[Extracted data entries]
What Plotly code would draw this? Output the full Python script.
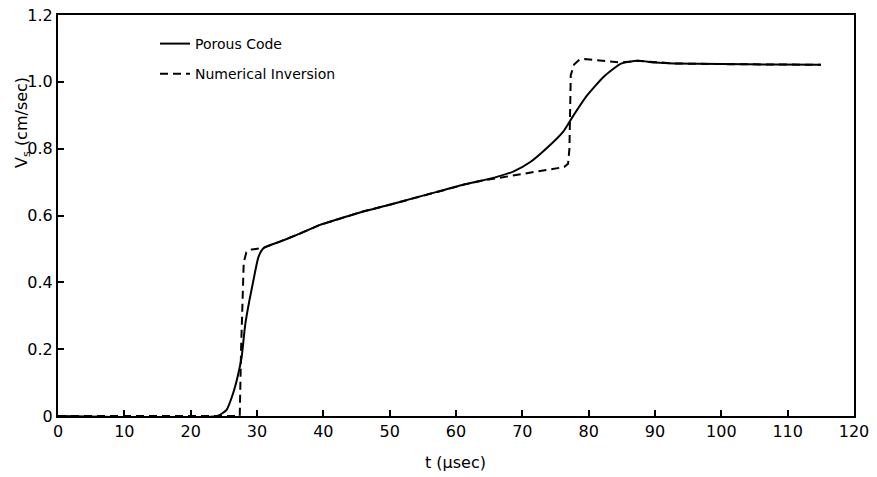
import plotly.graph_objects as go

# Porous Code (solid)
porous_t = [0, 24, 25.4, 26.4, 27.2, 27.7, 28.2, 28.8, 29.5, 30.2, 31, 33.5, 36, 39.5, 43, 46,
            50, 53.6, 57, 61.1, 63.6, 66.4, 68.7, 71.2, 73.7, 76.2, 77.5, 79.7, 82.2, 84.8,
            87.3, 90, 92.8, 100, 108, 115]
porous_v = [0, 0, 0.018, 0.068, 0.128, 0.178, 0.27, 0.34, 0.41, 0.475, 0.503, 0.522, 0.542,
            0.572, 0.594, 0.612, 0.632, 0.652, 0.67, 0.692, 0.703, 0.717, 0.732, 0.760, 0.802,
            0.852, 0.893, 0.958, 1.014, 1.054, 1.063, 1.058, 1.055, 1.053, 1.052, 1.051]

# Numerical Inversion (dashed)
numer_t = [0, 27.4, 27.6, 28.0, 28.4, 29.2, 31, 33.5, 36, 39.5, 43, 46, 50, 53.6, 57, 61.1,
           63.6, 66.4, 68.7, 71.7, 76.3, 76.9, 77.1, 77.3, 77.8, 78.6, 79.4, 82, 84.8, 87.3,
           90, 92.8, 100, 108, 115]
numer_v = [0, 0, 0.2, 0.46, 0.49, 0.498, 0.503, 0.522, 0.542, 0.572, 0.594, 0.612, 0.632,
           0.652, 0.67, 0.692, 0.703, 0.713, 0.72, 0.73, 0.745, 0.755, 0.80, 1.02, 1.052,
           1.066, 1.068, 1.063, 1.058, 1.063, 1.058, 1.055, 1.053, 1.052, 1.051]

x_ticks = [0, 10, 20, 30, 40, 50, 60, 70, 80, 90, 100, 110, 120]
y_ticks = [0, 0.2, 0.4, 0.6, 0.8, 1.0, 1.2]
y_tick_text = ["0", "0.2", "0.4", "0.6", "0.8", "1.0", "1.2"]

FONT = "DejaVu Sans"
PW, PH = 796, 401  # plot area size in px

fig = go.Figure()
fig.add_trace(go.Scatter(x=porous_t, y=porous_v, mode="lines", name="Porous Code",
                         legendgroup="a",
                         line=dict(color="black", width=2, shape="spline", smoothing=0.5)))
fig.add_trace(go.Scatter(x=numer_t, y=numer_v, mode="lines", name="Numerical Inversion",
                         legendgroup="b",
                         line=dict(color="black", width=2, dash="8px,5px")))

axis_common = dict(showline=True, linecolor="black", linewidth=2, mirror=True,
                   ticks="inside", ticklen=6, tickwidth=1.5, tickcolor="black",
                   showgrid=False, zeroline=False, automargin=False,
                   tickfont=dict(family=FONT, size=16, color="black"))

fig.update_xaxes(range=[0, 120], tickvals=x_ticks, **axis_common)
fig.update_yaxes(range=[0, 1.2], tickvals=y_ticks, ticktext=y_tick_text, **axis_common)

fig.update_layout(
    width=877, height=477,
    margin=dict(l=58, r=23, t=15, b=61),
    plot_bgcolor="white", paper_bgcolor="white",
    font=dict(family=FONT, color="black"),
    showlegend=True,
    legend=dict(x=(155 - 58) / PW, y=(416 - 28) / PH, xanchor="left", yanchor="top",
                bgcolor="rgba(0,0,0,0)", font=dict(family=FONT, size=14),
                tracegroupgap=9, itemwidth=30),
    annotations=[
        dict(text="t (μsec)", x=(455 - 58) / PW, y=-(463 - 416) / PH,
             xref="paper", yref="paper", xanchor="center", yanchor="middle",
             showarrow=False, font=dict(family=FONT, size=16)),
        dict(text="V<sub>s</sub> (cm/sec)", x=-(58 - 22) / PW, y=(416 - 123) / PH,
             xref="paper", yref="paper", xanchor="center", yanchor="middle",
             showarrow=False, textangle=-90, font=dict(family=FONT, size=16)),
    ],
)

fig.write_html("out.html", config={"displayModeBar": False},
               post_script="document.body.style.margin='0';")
* * *
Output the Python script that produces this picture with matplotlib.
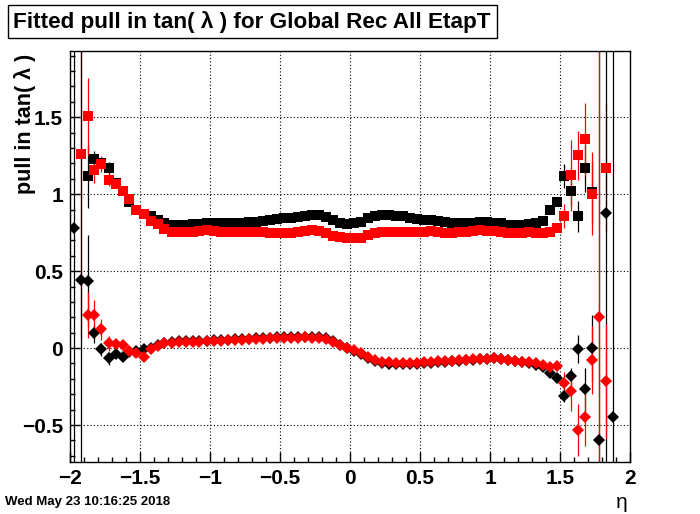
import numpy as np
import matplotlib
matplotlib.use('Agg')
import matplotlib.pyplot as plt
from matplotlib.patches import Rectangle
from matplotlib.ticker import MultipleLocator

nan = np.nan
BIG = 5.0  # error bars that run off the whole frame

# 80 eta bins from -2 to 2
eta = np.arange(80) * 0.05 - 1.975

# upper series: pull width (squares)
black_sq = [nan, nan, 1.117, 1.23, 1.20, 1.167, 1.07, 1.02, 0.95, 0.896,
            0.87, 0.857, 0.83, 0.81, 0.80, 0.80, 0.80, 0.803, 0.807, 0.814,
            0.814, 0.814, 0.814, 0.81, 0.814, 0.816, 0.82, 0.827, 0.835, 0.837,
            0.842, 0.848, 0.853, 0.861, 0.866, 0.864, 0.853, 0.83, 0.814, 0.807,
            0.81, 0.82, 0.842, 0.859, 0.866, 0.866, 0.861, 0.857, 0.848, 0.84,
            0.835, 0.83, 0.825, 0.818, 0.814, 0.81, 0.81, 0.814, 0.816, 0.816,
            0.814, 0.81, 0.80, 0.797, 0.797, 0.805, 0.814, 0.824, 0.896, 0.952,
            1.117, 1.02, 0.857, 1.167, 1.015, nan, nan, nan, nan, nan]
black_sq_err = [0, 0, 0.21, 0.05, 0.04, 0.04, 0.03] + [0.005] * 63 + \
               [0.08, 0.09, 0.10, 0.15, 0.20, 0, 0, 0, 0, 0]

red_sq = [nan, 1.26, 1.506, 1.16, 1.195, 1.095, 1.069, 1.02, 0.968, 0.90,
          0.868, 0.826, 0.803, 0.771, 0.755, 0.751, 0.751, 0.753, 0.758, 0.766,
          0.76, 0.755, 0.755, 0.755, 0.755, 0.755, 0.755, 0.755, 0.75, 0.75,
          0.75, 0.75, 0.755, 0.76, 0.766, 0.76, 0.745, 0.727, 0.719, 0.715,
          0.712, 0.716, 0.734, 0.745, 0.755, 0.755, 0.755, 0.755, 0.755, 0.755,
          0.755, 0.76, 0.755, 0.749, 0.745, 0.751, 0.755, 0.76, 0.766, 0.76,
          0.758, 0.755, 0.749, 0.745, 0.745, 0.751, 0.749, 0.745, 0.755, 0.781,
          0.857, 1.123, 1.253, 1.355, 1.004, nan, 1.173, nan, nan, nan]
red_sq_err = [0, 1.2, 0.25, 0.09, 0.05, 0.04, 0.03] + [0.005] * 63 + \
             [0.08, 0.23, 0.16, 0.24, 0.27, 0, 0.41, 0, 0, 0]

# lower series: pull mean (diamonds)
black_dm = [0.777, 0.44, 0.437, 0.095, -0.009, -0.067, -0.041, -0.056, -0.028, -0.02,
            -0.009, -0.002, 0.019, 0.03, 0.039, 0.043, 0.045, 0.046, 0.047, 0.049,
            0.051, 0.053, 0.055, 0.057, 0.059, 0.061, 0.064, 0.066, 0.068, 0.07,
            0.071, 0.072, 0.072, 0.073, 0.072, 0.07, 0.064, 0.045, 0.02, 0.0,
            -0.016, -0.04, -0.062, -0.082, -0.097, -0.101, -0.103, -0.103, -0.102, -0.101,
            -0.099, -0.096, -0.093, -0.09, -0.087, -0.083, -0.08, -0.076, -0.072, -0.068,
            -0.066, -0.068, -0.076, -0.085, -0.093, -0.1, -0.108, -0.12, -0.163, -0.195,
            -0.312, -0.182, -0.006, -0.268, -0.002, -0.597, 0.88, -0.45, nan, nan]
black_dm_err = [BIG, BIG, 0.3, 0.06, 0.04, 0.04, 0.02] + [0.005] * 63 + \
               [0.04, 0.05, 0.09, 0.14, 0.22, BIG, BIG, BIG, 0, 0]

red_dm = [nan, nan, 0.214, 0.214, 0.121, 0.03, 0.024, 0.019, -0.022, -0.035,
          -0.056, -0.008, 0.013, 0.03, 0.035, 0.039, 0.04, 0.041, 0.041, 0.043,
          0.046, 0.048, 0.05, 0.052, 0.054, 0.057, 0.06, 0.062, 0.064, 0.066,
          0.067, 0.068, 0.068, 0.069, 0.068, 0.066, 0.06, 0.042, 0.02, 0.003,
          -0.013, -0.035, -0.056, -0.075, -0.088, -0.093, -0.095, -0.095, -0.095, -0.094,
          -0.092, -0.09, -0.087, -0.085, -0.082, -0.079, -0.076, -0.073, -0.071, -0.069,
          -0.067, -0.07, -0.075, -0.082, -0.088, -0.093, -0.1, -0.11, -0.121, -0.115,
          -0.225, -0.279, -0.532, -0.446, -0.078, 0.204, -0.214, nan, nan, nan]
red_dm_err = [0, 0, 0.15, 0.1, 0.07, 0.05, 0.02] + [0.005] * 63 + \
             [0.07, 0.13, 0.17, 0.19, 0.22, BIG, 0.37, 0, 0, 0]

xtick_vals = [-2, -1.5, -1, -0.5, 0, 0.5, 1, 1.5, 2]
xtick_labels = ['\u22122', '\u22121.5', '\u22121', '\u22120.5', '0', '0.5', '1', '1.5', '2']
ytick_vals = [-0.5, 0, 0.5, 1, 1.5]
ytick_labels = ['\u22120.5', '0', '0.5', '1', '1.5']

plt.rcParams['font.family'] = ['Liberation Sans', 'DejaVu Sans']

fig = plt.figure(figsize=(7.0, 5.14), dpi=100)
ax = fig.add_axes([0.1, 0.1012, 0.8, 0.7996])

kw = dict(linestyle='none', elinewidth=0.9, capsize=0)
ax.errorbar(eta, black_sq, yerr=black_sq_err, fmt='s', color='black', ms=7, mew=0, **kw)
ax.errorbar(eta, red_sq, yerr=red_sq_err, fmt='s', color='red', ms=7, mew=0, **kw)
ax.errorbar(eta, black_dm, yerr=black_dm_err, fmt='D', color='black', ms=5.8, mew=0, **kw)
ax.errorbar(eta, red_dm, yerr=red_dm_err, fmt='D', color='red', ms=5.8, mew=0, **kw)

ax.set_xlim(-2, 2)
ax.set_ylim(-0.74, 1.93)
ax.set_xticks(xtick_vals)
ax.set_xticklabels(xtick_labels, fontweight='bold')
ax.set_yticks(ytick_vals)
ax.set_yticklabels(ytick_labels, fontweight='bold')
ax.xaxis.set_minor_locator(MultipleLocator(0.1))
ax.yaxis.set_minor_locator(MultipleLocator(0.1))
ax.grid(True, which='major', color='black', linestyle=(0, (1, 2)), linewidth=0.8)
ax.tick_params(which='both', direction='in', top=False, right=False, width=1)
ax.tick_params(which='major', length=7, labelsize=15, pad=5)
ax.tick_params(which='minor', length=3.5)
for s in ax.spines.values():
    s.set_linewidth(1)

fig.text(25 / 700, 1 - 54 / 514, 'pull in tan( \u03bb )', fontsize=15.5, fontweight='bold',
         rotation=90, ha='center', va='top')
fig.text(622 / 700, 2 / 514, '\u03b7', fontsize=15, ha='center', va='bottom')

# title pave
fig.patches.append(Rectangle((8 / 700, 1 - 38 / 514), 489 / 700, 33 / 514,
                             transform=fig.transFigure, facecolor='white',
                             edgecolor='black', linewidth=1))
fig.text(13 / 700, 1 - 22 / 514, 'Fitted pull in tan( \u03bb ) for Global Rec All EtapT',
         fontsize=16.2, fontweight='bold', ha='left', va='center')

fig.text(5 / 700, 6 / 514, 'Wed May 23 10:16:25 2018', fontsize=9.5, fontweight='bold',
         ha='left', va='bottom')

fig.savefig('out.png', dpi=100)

[Given exercise] Exclude any pictures, and restate word for word the lines from the one containing "What Plotly code" through the one containing "PW, PH = 796, 401", both included.

[Full response]
What Plotly code would draw this? Output the full Python script.
import plotly.graph_objects as go

# Porous Code (solid)
porous_t = [0, 24, 25.4, 26.4, 27.2, 27.7, 28.2, 28.8, 29.5, 30.2, 31, 33.5, 36, 39.5, 43, 46,
            50, 53.6, 57, 61.1, 63.6, 66.4, 68.7, 71.2, 73.7, 76.2, 77.5, 79.7, 82.2, 84.8,
            87.3, 90, 92.8, 100, 108, 115]
porous_v = [0, 0, 0.018, 0.068, 0.128, 0.178, 0.27, 0.34, 0.41, 0.475, 0.503, 0.522, 0.542,
            0.572, 0.594, 0.612, 0.632, 0.652, 0.67, 0.692, 0.703, 0.717, 0.732, 0.760, 0.802,
            0.852, 0.893, 0.958, 1.014, 1.054, 1.063, 1.058, 1.055, 1.053, 1.052, 1.051]

# Numerical Inversion (dashed)
numer_t = [0, 27.4, 27.6, 28.0, 28.4, 29.2, 31, 33.5, 36, 39.5, 43, 46, 50, 53.6, 57, 61.1,
           63.6, 66.4, 68.7, 71.7, 76.3, 76.9, 77.1, 77.3, 77.8, 78.6, 79.4, 82, 84.8, 87.3,
           90, 92.8, 100, 108, 115]
numer_v = [0, 0, 0.2, 0.46, 0.49, 0.498, 0.503, 0.522, 0.542, 0.572, 0.594, 0.612, 0.632,
           0.652, 0.67, 0.692, 0.703, 0.713, 0.72, 0.73, 0.745, 0.755, 0.80, 1.02, 1.052,
           1.066, 1.068, 1.063, 1.058, 1.063, 1.058, 1.055, 1.053, 1.052, 1.051]

x_ticks = [0, 10, 20, 30, 40, 50, 60, 70, 80, 90, 100, 110, 120]
y_ticks = [0, 0.2, 0.4, 0.6, 0.8, 1.0, 1.2]
y_tick_text = ["0", "0.2", "0.4", "0.6", "0.8", "1.0", "1.2"]

FONT = "DejaVu Sans"
PW, PH = 796, 401  # plot area size in px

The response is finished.